Find the line containing "Generate a web" and copy it exactly, along with every line after it up to and including the line containing "const cx = d => x(d) + x.bandwidth() / 2;". Copy nothing else.

::::

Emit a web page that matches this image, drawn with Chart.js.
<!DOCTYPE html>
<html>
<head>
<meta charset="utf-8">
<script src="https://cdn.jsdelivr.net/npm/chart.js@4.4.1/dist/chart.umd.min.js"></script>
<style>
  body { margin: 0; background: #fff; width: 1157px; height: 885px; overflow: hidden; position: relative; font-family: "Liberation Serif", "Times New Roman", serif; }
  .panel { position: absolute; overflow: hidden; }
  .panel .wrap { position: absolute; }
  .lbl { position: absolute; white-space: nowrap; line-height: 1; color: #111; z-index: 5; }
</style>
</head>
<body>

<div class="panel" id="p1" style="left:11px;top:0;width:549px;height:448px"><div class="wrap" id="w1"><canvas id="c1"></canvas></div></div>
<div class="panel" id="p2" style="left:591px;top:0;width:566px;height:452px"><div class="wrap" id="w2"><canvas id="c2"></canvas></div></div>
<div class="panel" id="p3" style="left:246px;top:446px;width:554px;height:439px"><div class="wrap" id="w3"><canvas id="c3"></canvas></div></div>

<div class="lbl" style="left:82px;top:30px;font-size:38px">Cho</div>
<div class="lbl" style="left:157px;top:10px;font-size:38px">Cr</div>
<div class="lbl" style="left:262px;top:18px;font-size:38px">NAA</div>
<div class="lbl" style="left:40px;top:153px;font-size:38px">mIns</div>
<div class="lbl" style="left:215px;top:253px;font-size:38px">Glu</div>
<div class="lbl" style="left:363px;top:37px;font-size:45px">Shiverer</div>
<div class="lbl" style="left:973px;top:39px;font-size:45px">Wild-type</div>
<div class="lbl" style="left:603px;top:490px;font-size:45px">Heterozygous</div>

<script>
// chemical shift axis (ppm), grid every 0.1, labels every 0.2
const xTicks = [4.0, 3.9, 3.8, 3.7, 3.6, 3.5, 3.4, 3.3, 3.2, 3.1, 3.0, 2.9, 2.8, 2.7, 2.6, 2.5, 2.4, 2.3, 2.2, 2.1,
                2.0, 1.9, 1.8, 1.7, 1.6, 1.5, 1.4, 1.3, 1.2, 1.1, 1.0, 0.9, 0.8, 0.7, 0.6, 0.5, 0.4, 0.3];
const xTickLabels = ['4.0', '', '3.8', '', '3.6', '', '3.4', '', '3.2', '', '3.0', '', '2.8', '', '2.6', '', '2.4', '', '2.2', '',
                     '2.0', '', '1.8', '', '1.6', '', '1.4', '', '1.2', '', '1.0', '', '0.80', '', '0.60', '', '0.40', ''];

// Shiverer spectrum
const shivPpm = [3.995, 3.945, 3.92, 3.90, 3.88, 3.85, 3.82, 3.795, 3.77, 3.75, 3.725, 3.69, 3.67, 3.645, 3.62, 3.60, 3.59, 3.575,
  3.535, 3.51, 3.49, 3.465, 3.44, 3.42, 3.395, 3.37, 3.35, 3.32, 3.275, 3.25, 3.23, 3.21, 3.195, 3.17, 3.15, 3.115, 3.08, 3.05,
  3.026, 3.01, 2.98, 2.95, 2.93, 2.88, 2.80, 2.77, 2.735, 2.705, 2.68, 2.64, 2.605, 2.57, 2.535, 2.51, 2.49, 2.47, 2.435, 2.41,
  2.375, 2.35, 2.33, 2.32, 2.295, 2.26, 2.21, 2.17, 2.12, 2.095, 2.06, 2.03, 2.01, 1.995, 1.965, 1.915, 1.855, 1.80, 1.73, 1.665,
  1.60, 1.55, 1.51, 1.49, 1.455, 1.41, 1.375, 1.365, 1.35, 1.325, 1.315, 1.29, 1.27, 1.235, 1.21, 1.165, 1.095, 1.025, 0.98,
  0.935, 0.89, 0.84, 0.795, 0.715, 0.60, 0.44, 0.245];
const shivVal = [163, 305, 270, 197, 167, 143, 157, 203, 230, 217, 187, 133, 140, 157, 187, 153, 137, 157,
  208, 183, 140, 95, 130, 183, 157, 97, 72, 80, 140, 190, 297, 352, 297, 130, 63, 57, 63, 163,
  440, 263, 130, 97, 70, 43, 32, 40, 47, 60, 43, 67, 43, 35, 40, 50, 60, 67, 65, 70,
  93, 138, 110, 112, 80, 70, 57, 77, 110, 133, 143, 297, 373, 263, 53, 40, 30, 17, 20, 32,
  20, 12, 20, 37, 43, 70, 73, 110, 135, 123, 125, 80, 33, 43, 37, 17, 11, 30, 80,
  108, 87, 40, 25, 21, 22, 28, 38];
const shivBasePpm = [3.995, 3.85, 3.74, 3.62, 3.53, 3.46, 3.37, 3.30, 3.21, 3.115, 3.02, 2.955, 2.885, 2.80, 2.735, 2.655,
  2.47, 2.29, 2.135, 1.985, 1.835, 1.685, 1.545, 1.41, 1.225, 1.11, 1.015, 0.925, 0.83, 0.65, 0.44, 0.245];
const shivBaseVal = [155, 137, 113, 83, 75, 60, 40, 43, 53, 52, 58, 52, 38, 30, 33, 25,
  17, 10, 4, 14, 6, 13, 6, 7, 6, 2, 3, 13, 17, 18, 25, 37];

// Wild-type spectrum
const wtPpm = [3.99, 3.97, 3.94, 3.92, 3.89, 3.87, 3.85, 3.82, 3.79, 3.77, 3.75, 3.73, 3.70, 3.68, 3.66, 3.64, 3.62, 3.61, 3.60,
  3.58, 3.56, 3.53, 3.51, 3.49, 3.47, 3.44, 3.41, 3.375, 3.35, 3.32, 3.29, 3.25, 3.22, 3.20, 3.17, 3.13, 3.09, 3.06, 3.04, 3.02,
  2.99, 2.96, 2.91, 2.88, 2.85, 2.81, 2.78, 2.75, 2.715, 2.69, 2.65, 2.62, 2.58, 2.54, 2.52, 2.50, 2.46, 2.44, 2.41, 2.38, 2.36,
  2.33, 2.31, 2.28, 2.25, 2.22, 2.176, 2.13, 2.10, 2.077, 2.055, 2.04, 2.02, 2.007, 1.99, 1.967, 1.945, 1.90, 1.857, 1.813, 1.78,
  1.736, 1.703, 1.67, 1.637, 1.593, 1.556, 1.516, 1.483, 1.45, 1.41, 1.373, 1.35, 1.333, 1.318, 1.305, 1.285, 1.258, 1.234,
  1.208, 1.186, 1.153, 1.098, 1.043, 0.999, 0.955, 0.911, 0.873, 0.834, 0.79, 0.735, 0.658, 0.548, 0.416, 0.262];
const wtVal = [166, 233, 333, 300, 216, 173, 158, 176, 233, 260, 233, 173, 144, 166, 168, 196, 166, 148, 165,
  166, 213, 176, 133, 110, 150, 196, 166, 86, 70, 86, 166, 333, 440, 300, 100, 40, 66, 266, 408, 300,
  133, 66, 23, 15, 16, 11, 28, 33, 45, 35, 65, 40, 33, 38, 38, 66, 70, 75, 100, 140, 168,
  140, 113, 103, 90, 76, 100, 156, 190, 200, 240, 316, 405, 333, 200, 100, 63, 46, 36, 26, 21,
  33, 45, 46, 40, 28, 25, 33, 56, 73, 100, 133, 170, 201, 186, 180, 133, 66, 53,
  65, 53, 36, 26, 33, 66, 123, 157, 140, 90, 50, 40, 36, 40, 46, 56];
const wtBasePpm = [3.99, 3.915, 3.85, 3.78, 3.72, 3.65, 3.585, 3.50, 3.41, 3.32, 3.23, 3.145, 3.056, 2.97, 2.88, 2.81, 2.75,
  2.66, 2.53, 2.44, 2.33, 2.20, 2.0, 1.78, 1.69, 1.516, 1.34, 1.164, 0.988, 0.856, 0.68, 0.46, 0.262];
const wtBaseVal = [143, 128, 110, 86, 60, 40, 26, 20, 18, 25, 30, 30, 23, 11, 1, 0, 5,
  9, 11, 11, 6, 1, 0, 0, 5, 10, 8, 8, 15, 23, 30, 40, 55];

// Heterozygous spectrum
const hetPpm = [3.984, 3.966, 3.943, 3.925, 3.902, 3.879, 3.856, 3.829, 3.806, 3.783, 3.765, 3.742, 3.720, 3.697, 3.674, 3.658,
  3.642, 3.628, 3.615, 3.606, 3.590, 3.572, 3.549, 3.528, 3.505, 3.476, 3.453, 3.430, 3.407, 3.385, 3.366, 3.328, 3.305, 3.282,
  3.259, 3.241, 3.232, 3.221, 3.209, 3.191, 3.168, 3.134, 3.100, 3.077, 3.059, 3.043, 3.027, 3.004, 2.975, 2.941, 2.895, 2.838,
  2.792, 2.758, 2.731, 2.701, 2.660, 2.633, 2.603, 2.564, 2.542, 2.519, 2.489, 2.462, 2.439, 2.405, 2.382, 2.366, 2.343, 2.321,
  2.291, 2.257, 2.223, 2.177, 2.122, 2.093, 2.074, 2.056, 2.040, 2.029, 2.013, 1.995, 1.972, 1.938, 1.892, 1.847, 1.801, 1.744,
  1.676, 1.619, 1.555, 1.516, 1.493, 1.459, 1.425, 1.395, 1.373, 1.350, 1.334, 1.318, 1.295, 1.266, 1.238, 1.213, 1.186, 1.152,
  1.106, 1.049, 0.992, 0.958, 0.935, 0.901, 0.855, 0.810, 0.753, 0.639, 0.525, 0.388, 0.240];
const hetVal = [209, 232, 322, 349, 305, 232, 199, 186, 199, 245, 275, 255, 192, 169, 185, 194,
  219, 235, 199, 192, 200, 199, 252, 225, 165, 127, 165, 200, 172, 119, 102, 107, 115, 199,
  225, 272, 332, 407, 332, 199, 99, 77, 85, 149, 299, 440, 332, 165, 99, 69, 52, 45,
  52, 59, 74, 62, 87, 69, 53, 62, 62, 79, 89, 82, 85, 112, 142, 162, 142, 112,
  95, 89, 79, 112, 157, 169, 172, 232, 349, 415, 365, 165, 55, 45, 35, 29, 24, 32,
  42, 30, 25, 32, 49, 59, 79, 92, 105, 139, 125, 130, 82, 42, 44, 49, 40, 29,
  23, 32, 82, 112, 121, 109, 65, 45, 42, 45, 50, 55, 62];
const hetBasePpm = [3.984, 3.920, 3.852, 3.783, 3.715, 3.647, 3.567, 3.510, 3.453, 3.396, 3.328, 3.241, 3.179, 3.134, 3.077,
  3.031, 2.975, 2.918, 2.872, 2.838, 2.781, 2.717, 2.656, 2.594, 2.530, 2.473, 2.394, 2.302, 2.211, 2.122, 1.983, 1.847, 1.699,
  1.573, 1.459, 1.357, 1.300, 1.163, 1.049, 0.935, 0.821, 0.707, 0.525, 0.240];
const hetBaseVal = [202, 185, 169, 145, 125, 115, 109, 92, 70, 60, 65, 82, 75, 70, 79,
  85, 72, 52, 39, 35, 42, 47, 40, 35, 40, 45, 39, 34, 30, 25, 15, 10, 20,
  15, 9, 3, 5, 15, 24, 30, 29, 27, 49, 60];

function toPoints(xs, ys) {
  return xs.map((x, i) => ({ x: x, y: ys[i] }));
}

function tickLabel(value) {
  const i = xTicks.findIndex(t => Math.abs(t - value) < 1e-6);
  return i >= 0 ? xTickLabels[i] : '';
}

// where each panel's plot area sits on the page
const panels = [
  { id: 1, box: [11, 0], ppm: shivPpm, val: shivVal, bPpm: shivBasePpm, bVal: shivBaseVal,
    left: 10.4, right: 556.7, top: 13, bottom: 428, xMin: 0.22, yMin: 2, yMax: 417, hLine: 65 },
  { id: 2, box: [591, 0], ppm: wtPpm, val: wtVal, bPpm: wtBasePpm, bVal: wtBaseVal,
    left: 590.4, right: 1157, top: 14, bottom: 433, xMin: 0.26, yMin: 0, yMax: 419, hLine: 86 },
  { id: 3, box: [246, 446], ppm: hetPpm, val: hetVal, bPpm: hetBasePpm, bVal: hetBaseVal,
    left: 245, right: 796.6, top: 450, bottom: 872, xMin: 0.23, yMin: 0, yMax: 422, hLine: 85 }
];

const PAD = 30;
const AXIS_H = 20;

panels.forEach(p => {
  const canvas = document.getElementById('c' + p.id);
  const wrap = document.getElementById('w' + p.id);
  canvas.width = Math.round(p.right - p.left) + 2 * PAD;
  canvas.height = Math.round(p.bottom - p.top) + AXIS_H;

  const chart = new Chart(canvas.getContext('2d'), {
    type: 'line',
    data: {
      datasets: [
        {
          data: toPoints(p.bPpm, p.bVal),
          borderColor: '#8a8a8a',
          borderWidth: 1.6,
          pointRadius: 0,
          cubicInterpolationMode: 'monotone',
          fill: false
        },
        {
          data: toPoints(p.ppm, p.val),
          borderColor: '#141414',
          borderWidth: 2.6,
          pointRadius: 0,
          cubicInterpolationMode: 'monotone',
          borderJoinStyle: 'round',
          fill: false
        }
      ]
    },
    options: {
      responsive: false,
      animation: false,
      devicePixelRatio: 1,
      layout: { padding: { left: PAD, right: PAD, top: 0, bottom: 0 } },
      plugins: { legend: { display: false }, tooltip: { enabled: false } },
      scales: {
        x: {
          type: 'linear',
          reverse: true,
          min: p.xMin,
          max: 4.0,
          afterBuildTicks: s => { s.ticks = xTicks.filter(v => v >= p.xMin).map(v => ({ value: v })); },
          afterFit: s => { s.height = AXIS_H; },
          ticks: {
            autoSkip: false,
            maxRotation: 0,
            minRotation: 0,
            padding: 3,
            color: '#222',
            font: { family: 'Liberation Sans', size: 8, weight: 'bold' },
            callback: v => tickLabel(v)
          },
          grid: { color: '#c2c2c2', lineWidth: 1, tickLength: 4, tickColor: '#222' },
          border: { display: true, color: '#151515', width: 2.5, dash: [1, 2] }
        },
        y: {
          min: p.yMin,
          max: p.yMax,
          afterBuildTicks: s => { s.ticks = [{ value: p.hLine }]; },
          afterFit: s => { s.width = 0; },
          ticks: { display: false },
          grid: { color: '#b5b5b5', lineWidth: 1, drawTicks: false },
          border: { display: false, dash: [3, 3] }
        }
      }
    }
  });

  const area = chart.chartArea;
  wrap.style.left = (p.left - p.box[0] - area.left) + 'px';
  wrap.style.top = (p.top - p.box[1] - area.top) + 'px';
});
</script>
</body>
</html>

::::

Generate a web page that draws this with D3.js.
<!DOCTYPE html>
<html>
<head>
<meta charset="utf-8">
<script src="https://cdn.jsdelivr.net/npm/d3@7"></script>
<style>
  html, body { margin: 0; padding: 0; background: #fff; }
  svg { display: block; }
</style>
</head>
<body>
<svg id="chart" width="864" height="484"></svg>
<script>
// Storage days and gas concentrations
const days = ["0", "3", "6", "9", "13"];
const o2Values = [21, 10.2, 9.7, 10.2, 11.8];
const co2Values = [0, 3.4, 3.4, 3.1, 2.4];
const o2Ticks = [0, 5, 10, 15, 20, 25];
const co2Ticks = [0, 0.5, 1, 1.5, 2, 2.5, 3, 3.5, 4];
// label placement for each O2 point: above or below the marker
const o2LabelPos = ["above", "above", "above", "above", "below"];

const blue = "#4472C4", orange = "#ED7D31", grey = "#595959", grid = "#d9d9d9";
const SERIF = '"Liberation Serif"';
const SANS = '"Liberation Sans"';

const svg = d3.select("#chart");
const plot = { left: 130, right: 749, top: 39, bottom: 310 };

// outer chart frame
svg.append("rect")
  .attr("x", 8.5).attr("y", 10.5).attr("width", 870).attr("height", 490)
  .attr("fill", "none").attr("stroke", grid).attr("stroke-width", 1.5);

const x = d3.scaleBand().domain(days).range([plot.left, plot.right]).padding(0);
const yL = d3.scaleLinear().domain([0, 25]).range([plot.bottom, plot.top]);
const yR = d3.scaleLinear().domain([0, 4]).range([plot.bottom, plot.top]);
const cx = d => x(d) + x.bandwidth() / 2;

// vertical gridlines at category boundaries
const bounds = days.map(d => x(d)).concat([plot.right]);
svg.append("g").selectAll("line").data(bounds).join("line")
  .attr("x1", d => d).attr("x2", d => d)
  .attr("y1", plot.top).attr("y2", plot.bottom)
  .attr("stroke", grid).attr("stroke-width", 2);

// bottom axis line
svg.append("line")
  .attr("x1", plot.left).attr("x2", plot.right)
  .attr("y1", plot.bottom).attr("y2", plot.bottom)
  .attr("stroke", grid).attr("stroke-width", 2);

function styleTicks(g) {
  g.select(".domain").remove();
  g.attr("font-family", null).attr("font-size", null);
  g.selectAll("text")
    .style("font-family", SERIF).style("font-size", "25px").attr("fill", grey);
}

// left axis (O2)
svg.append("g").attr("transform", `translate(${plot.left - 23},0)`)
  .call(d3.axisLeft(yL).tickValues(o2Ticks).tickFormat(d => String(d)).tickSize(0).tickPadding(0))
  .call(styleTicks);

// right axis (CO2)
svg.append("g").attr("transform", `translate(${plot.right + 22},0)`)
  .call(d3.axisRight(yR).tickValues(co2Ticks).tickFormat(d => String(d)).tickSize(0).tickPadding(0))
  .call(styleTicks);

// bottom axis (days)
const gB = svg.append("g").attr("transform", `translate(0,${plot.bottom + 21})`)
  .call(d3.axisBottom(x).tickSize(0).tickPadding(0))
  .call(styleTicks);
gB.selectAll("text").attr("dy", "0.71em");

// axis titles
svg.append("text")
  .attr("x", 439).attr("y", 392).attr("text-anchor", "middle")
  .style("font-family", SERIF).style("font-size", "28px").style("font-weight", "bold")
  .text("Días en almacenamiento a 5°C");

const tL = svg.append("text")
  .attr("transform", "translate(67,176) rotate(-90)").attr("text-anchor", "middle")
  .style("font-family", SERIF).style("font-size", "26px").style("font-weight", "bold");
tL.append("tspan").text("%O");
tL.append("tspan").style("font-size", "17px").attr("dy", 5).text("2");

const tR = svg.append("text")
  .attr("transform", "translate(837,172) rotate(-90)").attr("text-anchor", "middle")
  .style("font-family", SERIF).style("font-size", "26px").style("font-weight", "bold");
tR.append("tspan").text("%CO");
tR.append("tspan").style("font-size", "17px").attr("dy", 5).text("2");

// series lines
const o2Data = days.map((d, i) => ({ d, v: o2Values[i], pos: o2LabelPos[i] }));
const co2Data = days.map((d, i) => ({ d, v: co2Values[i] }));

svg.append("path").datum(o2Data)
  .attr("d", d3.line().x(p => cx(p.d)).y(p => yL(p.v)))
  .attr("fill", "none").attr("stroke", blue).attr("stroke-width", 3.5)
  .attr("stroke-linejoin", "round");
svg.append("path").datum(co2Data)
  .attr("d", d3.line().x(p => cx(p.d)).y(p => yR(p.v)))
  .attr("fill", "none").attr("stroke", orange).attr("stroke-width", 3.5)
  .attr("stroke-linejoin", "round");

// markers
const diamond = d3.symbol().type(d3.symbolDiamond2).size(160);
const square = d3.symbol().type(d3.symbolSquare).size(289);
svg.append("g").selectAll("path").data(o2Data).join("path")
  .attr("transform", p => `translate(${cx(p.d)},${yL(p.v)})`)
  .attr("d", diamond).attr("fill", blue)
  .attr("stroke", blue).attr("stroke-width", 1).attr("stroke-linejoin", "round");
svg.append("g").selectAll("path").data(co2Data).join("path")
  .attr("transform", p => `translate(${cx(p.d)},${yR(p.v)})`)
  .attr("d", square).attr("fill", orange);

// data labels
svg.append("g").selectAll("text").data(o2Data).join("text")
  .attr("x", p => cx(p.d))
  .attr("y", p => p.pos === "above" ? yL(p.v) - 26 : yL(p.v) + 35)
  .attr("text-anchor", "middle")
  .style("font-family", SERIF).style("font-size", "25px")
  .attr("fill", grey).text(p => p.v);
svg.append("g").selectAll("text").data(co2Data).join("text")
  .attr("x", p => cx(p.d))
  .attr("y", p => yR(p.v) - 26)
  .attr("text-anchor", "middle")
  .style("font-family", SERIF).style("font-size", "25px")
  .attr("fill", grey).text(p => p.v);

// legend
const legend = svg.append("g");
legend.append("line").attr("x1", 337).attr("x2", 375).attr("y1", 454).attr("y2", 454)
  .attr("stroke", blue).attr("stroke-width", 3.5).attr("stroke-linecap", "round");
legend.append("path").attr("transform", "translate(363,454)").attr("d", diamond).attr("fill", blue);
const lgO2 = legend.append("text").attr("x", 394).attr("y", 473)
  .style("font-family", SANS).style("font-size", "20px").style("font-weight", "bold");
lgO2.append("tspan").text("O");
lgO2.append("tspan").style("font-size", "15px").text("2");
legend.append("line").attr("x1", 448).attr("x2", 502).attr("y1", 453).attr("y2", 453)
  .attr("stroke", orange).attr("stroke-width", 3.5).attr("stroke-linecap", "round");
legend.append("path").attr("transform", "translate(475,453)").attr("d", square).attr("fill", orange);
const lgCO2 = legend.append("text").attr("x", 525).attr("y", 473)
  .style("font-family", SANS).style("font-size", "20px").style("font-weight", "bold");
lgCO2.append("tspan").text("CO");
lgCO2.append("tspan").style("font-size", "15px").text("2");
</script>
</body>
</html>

::::

= Reply to the task =
Generate a web page that draws this with D3.js.
<!DOCTYPE html>
<html>
<head>
<meta charset="utf-8">
<script src="https://cdn.jsdelivr.net/npm/d3@7"></script>
<style>
  html, body { margin: 0; padding: 0; background: #fff; }
  svg { display: block; }
</style>
</head>
<body>
<svg id="chart" width="864" height="484"></svg>
<script>
// Storage days and gas concentrations
const days = ["0", "3", "6", "9", "13"];
const o2Values = [21, 10.2, 9.7, 10.2, 11.8];
const co2Values = [0, 3.4, 3.4, 3.1, 2.4];
const o2Ticks = [0, 5, 10, 15, 20, 25];
const co2Ticks = [0, 0.5, 1, 1.5, 2, 2.5, 3, 3.5, 4];
// label placement for each O2 point: above or below the marker
const o2LabelPos = ["above", "above", "above", "above", "below"];

const blue = "#4472C4", orange = "#ED7D31", grey = "#595959", grid = "#d9d9d9";
const SERIF = '"Liberation Serif"';
const SANS = '"Liberation Sans"';

const svg = d3.select("#chart");
const plot = { left: 130, right: 749, top: 39, bottom: 310 };

// outer chart frame
svg.append("rect")
  .attr("x", 8.5).attr("y", 10.5).attr("width", 870).attr("height", 490)
  .attr("fill", "none").attr("stroke", grid).attr("stroke-width", 1.5);

const x = d3.scaleBand().domain(days).range([plot.left, plot.right]).padding(0);
const yL = d3.scaleLinear().domain([0, 25]).range([plot.bottom, plot.top]);
const yR = d3.scaleLinear().domain([0, 4]).range([plot.bottom, plot.top]);
const cx = d => x(d) + x.bandwidth() / 2;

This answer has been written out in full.